━━━ Materials provided ━━━

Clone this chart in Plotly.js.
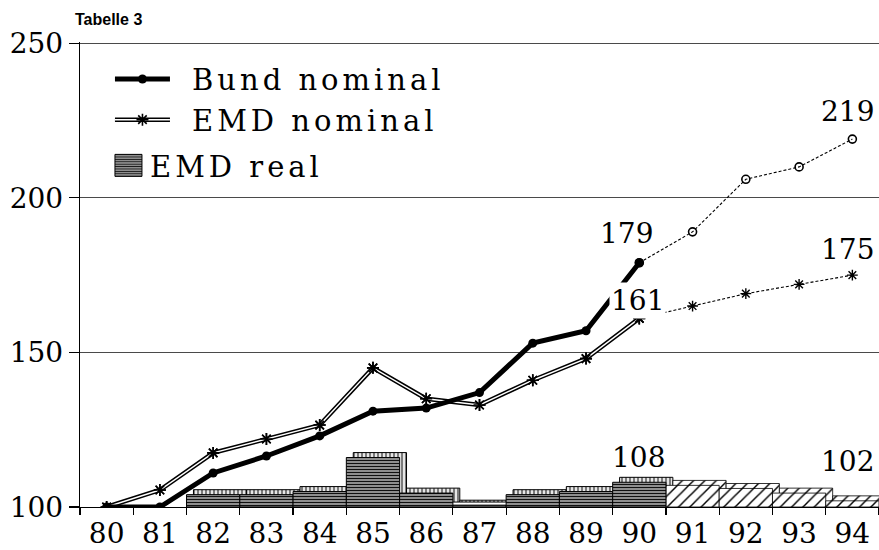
<!DOCTYPE html>
<html>
<head>
<meta charset="utf-8">
<script src="https://cdn.plot.ly/plotly-3.0.1.min.js"></script>
<style>
  html, body { margin: 0; padding: 0; background: #fff; }
  #chart { width: 879px; height: 550px; }
  .legend .legendtext { letter-spacing: 4px; }
</style>
</head>
<body>
<div id="chart"></div>
<script>
// ---- data ----
const years = ['80','81','82','83','84','85','86','87','88','89','90','91','92','93','94'];

const bundYears = ['80','81','82','83','84','85','86','87','88','89','90'];
const bundNominal = [100, 100, 111, 116.5, 123, 131, 132, 137, 153, 157, 179];
const bundProjYears = ['90','91','92','93','94'];
const bundProjection = [179, 189, 206, 210, 219];

const emdYears = ['80','81','82','83','84','85','86','87','88','89','90'];
const emdNominal = [100, 105.5, 117.5, 122, 126.5, 145, 135, 133, 141, 148, 161];
const emdProjYears = ['90','91','92','93','94'];
const emdProjection = [161, 165, 169, 172, 175];

const emdRealYears = ['80','81','82','83','84','85','86','87','88','89','90'];
const emdReal = [100, 100, 104, 104, 105, 116, 104.5, 100.6, 104, 105, 108];
const emdRealProjYears = ['91','92','93','94'];
const emdRealProjection = [107, 106, 104.5, 102];

const seriesNames = ['Bund nominal', 'EMD nominal', 'EMD real'];
const labelX = ['90', '90', '94', '94', '90', '94'];
const labelY = [179, 161, 219, 175, 108, 102];
const labelText = ['179', '161', '219', '175', '108', '102'];

// ---- styling ----
const SERIF = 'DejaVu Serif, serif';
const BASE = 100;
const DEPTH_Y = 1.6;     // visual depth of the 3D boxes (axis units)
const DEPTH_X = 0.13;    // visual depth (category fraction)

const heights = vals => vals.map(v => v > BASE ? v - BASE : null);

function barFront(xs, vals, proj, extra) {
  return Object.assign({
    type: 'bar', x: xs, y: heights(vals), base: BASE,
    width: 1.0, offset: -0.5,
    marker: proj ? {
      color: '#fff', line: {color: '#000', width: 0.8},
      pattern: {shape: '/', fgcolor: '#000', bgcolor: '#fff', size: 8, solidity: 0.18}
    } : {
      color: '#8c8c8c', line: {color: '#000', width: 1},
      pattern: {shape: '-', fgcolor: '#111', bgcolor: '#a8a8a8', size: 3, solidity: 0.45}
    },
    hoverinfo: 'x+y'
  }, extra);
}
function barBack(xs, vals, proj) {
  return {
    type: 'bar', x: xs, y: heights(vals), base: BASE + DEPTH_Y,
    width: 1.0, offset: -0.5 + DEPTH_X, showlegend: false, hoverinfo: 'skip',
    marker: proj ? {
      color: '#fff', line: {color: '#000', width: 0.8},
      pattern: {shape: '/', fgcolor: '#000', bgcolor: '#fff', size: 8, solidity: 0.18}
    } : {
      color: '#e6e6e6', line: {color: '#000', width: 1},
      pattern: {shape: '|', fgcolor: '#333', bgcolor: '#e6e6e6', size: 4, solidity: 0.3}
    }
  };
}

const traces = [
  barBack(emdRealYears, emdReal, false),
  barBack(emdRealProjYears, emdRealProjection, true),
  barFront(emdRealProjYears, emdRealProjection, true, {showlegend: false}),
  barFront(emdRealYears, emdReal, false, {name: seriesNames[2], legendrank: 3}),
  { // Bund projection
    type: 'scatter', mode: 'lines+markers', x: bundProjYears, y: bundProjection,
    showlegend: false,
    line: {color: '#000', width: 1.1, dash: '3px,2px'},
    marker: {symbol: 'circle-open', size: 8, color: '#000', line: {width: 1.6}}
  },
  { // EMD projection
    type: 'scatter', mode: 'lines+markers', x: emdProjYears, y: emdProjection,
    showlegend: false,
    line: {color: '#000', width: 1.1, dash: '3px,2px'},
    marker: {symbol: 'asterisk-open', size: 9, color: '#000', line: {width: 1.4}}
  },
  { // EMD nominal outer (double line)
    type: 'scatter', mode: 'lines+markers', x: emdYears, y: emdNominal,
    name: seriesNames[1], legendrank: 2,
    line: {color: '#000', width: 4.5},
    marker: {symbol: 'asterisk-open', size: 10, color: '#000', line: {width: 1.6}}
  },
  { // EMD nominal inner white
    type: 'scatter', mode: 'lines+markers', x: emdYears, y: emdNominal,
    showlegend: false,
    line: {color: '#fff', width: 1.4},
    marker: {symbol: 'asterisk-open', size: 10, color: '#000', line: {width: 1.6}}
  },
  { // Bund nominal
    type: 'scatter', mode: 'lines+markers', x: bundYears, y: bundNominal,
    name: seriesNames[0], legendrank: 1,
    line: {color: '#000', width: 5},
    marker: {symbol: 'circle', size: 9, color: '#000'}
  }
];

const shiftX = [-13, -2, -5, -5, -1, -5];
const shiftY = [29, 18, 28, 26, 25, 39];
const annotations = labelText.map((t, i) => ({
  x: years.indexOf(labelX[i]), y: labelY[i], xref: 'x', yref: 'y',
  text: t, showarrow: false,
  font: {family: SERIF, size: 28, color: '#000'},
  xshift: shiftX[i], yshift: shiftY[i],
  bgcolor: t === '161' ? '#ffffff' : 'rgba(0,0,0,0)', borderpad: 1
}));

const layout = {
  width: 879, height: 550,
  margin: {l: 80, r: 0, t: 42, b: 43, pad: 0},
  paper_bgcolor: '#fff', plot_bgcolor: '#fff',
  title: {
    text: '<b>Tabelle 3</b>', xref: 'container', yref: 'container',
    x: 75 / 879, xanchor: 'left', y: 1 - 19 / 550, yanchor: 'middle',
    font: {family: 'Liberation Sans, Arial, sans-serif', size: 16, color: '#000'}
  },
  barmode: 'overlay',
  showlegend: true,
  legend: {
    x: 0.04, y: 0.975, xanchor: 'left', yanchor: 'top',
    bgcolor: 'rgba(0,0,0,0)', borderwidth: 0,
    font: {family: SERIF, size: 29, color: '#000'},
    tracegroupgap: 0, itemwidth: 30
  },
  xaxis: {
    type: 'category', categoryorder: 'array', categoryarray: years,
    range: [-0.5, 14.5], tickson: 'boundaries',
    ticks: 'outside', ticklen: 7, tickcolor: '#000', tickwidth: 1.2,
    showline: true, linecolor: '#000', linewidth: 1,
    showgrid: false, zeroline: false,
    tickfont: {family: SERIF, size: 28, color: '#000'},
    ticklabelstandoff: 1, fixedrange: true
  },
  yaxis: {
    range: [100, 250.4], tickvals: [100, 150, 200, 250],
    ticks: 'outside', ticklen: 10, tickcolor: '#000', tickwidth: 1.2,
    showline: true, linecolor: '#000', linewidth: 1.2,
    showgrid: true, gridcolor: '#4a4a4a', gridwidth: 1,
    zeroline: false,
    tickfont: {family: SERIF, size: 28, color: '#000'},
    fixedrange: true
  },
  annotations: annotations
};

Plotly.newPlot('chart', traces, layout, {staticPlot: true, displayModeBar: false}).then(gd => {
  // legend symbols styled like the reference key
  gd.querySelectorAll('.legend .traces').forEach(t => {
    const txt = t.querySelector('.legendtext');
    if (!txt) return;
    const name = txt.textContent;
    if (name === seriesNames[0] || name === seriesNames[1]) {
      const p = t.querySelector('.legendlines path');
      if (p) {
        p.setAttribute('d', 'M3,0h55');
        if (name === seriesNames[1]) {
          const c = p.cloneNode(true);
          c.style.stroke = '#fff';
          c.style.strokeWidth = '1.4px';
          p.parentNode.appendChild(c);
        }
      }
      t.querySelectorAll('.legendpoints path').forEach(m => m.setAttribute('transform', 'translate(30.5,0)'));
      txt.setAttribute('x', 80);
    } else if (name === seriesNames[2]) {
      t.querySelectorAll('.legendpoints path').forEach(m => {
        m.setAttribute('d', 'M10,11H-17V-11H10Z');
      });
      txt.setAttribute('x', 38);
      const tr = t.getAttribute('transform') || '';
      const mm = tr.match(/translate\(([-\d.]+),\s*([-\d.]+)\)/);
      if (mm) t.setAttribute('transform', 'translate(' + mm[1] + ',' + (parseFloat(mm[2]) + 5) + ')');
    }
  });
  // the widened key must not be clipped by the legend box
  gd.querySelectorAll('.legend, .legend *').forEach(el => el.removeAttribute('clip-path'));
});
</script>
</body>
</html>
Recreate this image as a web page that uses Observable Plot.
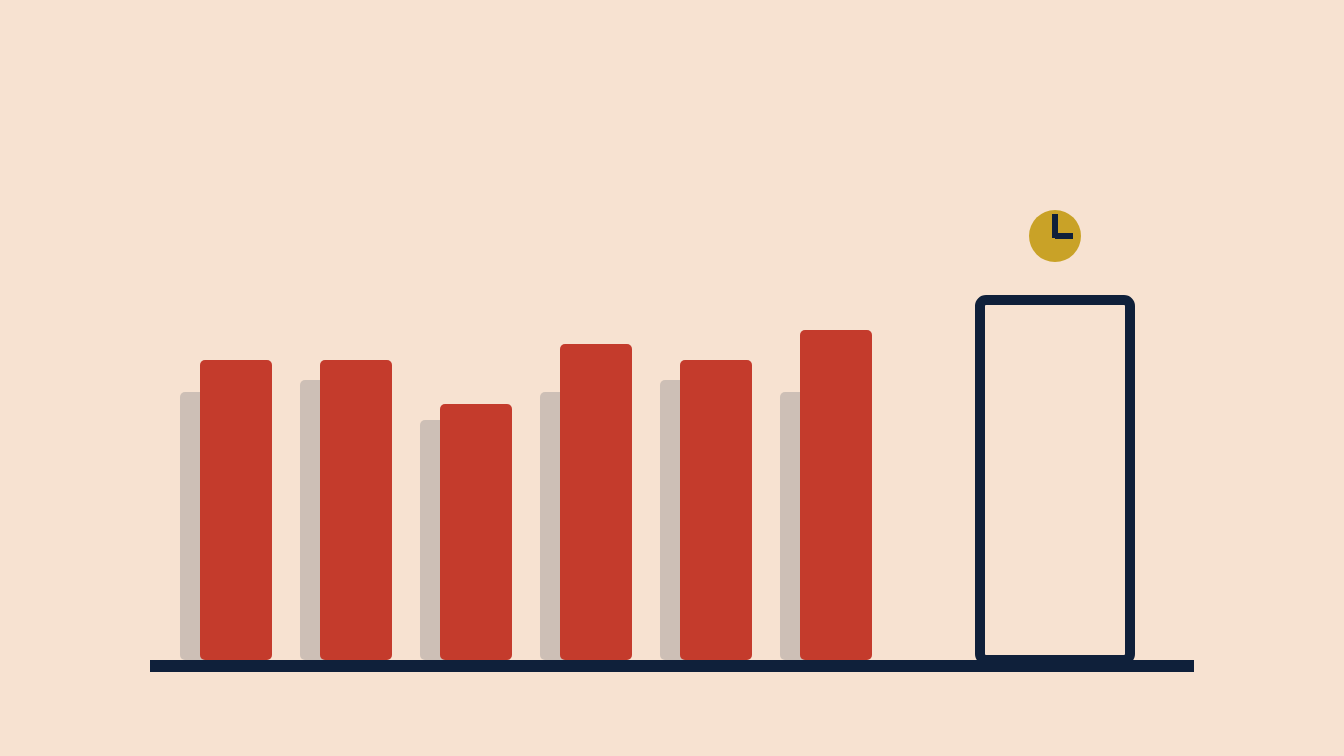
<!DOCTYPE html>
<html>
<head>
<meta charset="utf-8">
<script src="https://cdn.jsdelivr.net/npm/d3@7"></script>
<script src="https://cdn.jsdelivr.net/npm/@observablehq/plot@0.6"></script>
<style>
html,body{margin:0;padding:0;background:#f7e2d1;overflow:hidden}
svg{display:block}
</style>
</head>
<body>
<div id="chart"></div>
<script>
const categories = [0, 1, 2, 3, 4, 5];
const backValues = [134, 140, 120, 134, 140, 134];
const frontValues = [150, 150, 128, 158, 150, 165];
const outlineValue = 180;
const clockValue = 212;

const colors = {bg: "#f7e2d1", back: "#cdbfb6", front: "#c43b2c", navy: "#0f203a", gold: "#c9a227"};

// x scale is in slots of 120px; the layout constants below are in slots
const SLOT = 120;
const backStart = 1.5, frontStart = 1.5 + 20 / SLOT, barWidth = 72 / SLOT;
const outlineLeft = 980 / SLOT, outlineRight = 1130 / SLOT;
const baseLeft = 150 / SLOT, baseRight = 1194 / SLOT, baseDepth = -6;
const clockX = 1055 / SLOT, clockHandX = 1073 / SLOT;

const backRows = categories.map((c, i) => ({x1: backStart + c, x2: backStart + c + barWidth, y: backValues[i]}));
const frontRows = categories.map((c, i) => ({x1: frontStart + c, x2: frontStart + c + barWidth, y: frontValues[i]}));

const chart = Plot.plot({
  width: 1344,
  height: 756,
  margin: 0,
  style: {background: colors.bg},
  x: {axis: null, domain: [0, 1344 / SLOT], range: [0, 1344]},
  y: {axis: null, domain: [-48, 330], range: [756, 0]},
  marks: [
    Plot.rect(backRows, {x1: "x1", x2: "x2", y1: 0, y2: "y", fill: colors.back, rx: 5}),
    Plot.rect(frontRows, {x1: "x1", x2: "x2", y1: 0, y2: "y", fill: colors.front, rx: 5}),
    Plot.rect([outlineValue], {x1: outlineLeft, x2: outlineRight, y1: 0, y2: d => d, fill: "none", stroke: colors.navy, strokeWidth: 10, rx: 6}),
    Plot.rect([baseDepth], {x1: baseLeft, x2: baseRight, y1: 0, y2: d => d, fill: colors.navy}),
    Plot.dot([clockValue], {x: clockX, y: d => d, r: 26, fill: colors.gold, dx: -0.5, dy: -0.5}),
    Plot.ruleX([clockX], {y1: clockValue - 1, y2: clockValue + 11, stroke: colors.navy, strokeWidth: 6, dx: -0.5}),
    Plot.ruleY([clockValue], {x1: clockX, x2: clockHandX, stroke: colors.navy, strokeWidth: 6, dy: -0.5})
  ]
});
document.getElementById("chart").appendChild(chart);
</script>
</body>
</html>
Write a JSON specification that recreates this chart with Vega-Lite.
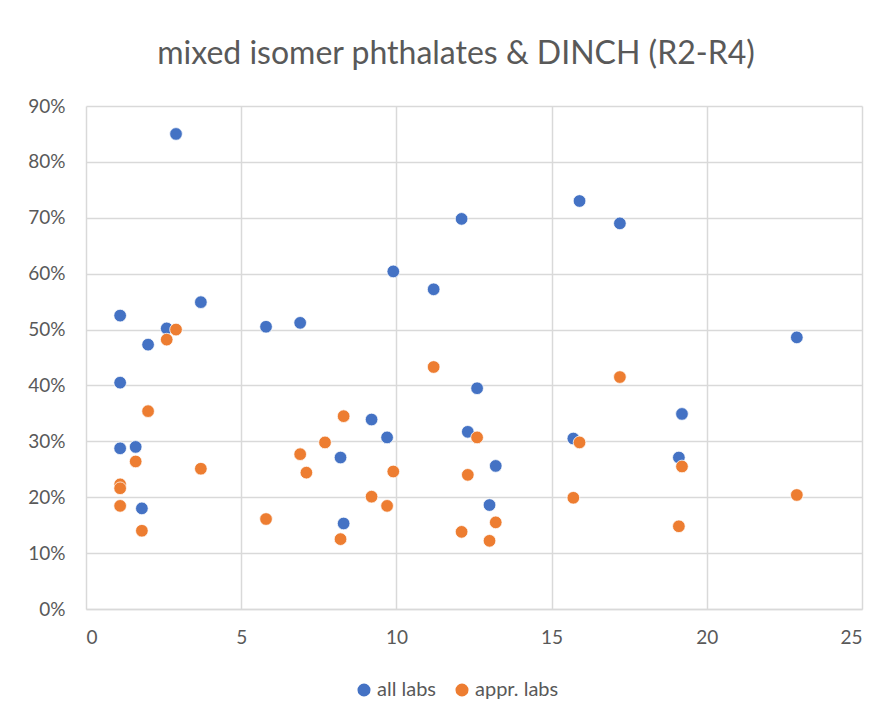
{
  "$schema": "https://vega.github.io/schema/vega-lite/v6.json",
  "width": 776,
  "height": 503,
  "autosize": "none",
  "padding": {"left": 86, "top": 106, "right": 22, "bottom": 106},
  "background": "white",
  "title": {
    "text": "mixed isomer phthalates & DINCH (R2-R4)",
    "font": "Lato",
    "fontSize": 32,
    "fontWeight": "normal",
    "color": "#595959",
    "anchor": "middle",
    "dx": -18,
    "offset": 26
  },
  "data": {
    "values": [
      {"x": 2.9, "y": 0.850, "series": "all labs"},
      {"x": 1.1, "y": 0.525, "series": "all labs"},
      {"x": 2.6, "y": 0.502, "series": "all labs"},
      {"x": 2.0, "y": 0.473, "series": "all labs"},
      {"x": 3.7, "y": 0.549, "series": "all labs"},
      {"x": 5.8, "y": 0.505, "series": "all labs"},
      {"x": 6.9, "y": 0.512, "series": "all labs"},
      {"x": 1.1, "y": 0.405, "series": "all labs"},
      {"x": 1.1, "y": 0.2875, "series": "all labs"},
      {"x": 1.6, "y": 0.290, "series": "all labs"},
      {"x": 1.8, "y": 0.180, "series": "all labs"},
      {"x": 8.2, "y": 0.271, "series": "all labs"},
      {"x": 8.3, "y": 0.153, "series": "all labs"},
      {"x": 9.2, "y": 0.339, "series": "all labs"},
      {"x": 9.7, "y": 0.307, "series": "all labs"},
      {"x": 9.9, "y": 0.604, "series": "all labs"},
      {"x": 11.2, "y": 0.572, "series": "all labs"},
      {"x": 12.1, "y": 0.698, "series": "all labs"},
      {"x": 12.6, "y": 0.395, "series": "all labs"},
      {"x": 12.3, "y": 0.317, "series": "all labs"},
      {"x": 13.2, "y": 0.256, "series": "all labs"},
      {"x": 13.0, "y": 0.186, "series": "all labs"},
      {"x": 15.9, "y": 0.730, "series": "all labs"},
      {"x": 17.2, "y": 0.690, "series": "all labs"},
      {"x": 22.9, "y": 0.486, "series": "all labs"},
      {"x": 19.2, "y": 0.349, "series": "all labs"},
      {"x": 15.7, "y": 0.305, "series": "all labs"},
      {"x": 19.1, "y": 0.271, "series": "all labs"},
      {"x": 2.9, "y": 0.500, "series": "appr. labs"},
      {"x": 2.6, "y": 0.482, "series": "appr. labs"},
      {"x": 2.0, "y": 0.354, "series": "appr. labs"},
      {"x": 1.6, "y": 0.264, "series": "appr. labs"},
      {"x": 3.7, "y": 0.251, "series": "appr. labs"},
      {"x": 1.1, "y": 0.223, "series": "appr. labs"},
      {"x": 1.1, "y": 0.216, "series": "appr. labs"},
      {"x": 1.1, "y": 0.1845, "series": "appr. labs"},
      {"x": 1.8, "y": 0.140, "series": "appr. labs"},
      {"x": 5.8, "y": 0.161, "series": "appr. labs"},
      {"x": 6.9, "y": 0.277, "series": "appr. labs"},
      {"x": 7.1, "y": 0.244, "series": "appr. labs"},
      {"x": 7.7, "y": 0.298, "series": "appr. labs"},
      {"x": 8.3, "y": 0.345, "series": "appr. labs"},
      {"x": 8.2, "y": 0.125, "series": "appr. labs"},
      {"x": 9.2, "y": 0.201, "series": "appr. labs"},
      {"x": 9.7, "y": 0.1845, "series": "appr. labs"},
      {"x": 9.9, "y": 0.246, "series": "appr. labs"},
      {"x": 11.2, "y": 0.433, "series": "appr. labs"},
      {"x": 12.6, "y": 0.307, "series": "appr. labs"},
      {"x": 12.3, "y": 0.240, "series": "appr. labs"},
      {"x": 12.1, "y": 0.138, "series": "appr. labs"},
      {"x": 13.2, "y": 0.155, "series": "appr. labs"},
      {"x": 13.0, "y": 0.122, "series": "appr. labs"},
      {"x": 15.9, "y": 0.298, "series": "appr. labs"},
      {"x": 17.2, "y": 0.415, "series": "appr. labs"},
      {"x": 15.7, "y": 0.199, "series": "appr. labs"},
      {"x": 19.2, "y": 0.255, "series": "appr. labs"},
      {"x": 19.1, "y": 0.148, "series": "appr. labs"},
      {"x": 22.9, "y": 0.204, "series": "appr. labs"}
    ]
  },
  "mark": {"type": "circle", "size": 160, "opacity": 1, "stroke": "white", "strokeWidth": 0.75},
  "encoding": {
    "x": {
      "field": "x",
      "type": "quantitative",
      "scale": {"domain": [0, 25], "nice": false, "zero": true},
      "axis": {
        "title": null,
        "values": [0, 5, 10, 15, 20, 25],
        "ticks": false,
        "labelPadding": 19,
        "labelFont": "Lato",
        "labelFontSize": 19,
        "labelColor": "#595959",
        "gridColor": "#d9d9d9",
        "gridWidth": 1.5,
        "domainColor": "#d9d9d9",
        "domainWidth": 1.5
      }
    },
    "y": {
      "field": "y",
      "type": "quantitative",
      "scale": {"domain": [0, 0.9], "nice": false},
      "axis": {
        "title": null,
        "format": ".0%",
        "values": [0, 0.1, 0.2, 0.3, 0.4, 0.5, 0.6, 0.7, 0.8, 0.9],
        "ticks": false,
        "domain": false,
        "labelPadding": 21,
        "labelFont": "Lato",
        "labelFontSize": 19,
        "labelColor": "#595959",
        "gridColor": "#d9d9d9",
        "gridWidth": 1.5
      }
    },
    "color": {
      "field": "series",
      "type": "nominal",
      "scale": {"domain": ["all labs", "appr. labs"], "range": ["#4472C4", "#ED7D31"]},
      "legend": {
        "title": null,
        "orient": "none",
        "direction": "horizontal",
        "legendX": 268,
        "legendY": 574,
        "symbolType": "circle",
        "symbolSize": 170,
        "symbolStrokeWidth": 0,
        "labelFont": "Lato",
        "labelFontSize": 20,
        "labelColor": "#595959",
        "labelOffset": 3,
        "columnPadding": 15
      }
    }
  },
  "config": {
    "view": {"stroke": null}
  }
}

━━━

■ **Job**
Nothing but the lines from the one containing "Recreate this image" through the one containing "const frontRows = categories.map((c, i)" should be echoed, each exactly as it stands; pictures are excluded.

■ **Output below**
Recreate this image as a web page that uses Observable Plot.
<!DOCTYPE html>
<html>
<head>
<meta charset="utf-8">
<script src="https://cdn.jsdelivr.net/npm/d3@7"></script>
<script src="https://cdn.jsdelivr.net/npm/@observablehq/plot@0.6"></script>
<style>
html,body{margin:0;padding:0;background:#f7e2d1;overflow:hidden}
svg{display:block}
</style>
</head>
<body>
<div id="chart"></div>
<script>
const categories = [0, 1, 2, 3, 4, 5];
const backValues = [134, 140, 120, 134, 140, 134];
const frontValues = [150, 150, 128, 158, 150, 165];
const outlineValue = 180;
const clockValue = 212;

const colors = {bg: "#f7e2d1", back: "#cdbfb6", front: "#c43b2c", navy: "#0f203a", gold: "#c9a227"};

// x scale is in slots of 120px; the layout constants below are in slots
const SLOT = 120;
const backStart = 1.5, frontStart = 1.5 + 20 / SLOT, barWidth = 72 / SLOT;
const outlineLeft = 980 / SLOT, outlineRight = 1130 / SLOT;
const baseLeft = 150 / SLOT, baseRight = 1194 / SLOT, baseDepth = -6;
const clockX = 1055 / SLOT, clockHandX = 1073 / SLOT;

const backRows = categories.map((c, i) => ({x1: backStart + c, x2: backStart + c + barWidth, y: backValues[i]}));
const frontRows = categories.map((c, i) => ({x1: frontStart + c, x2: frontStart + c + barWidth, y: frontValues[i]}));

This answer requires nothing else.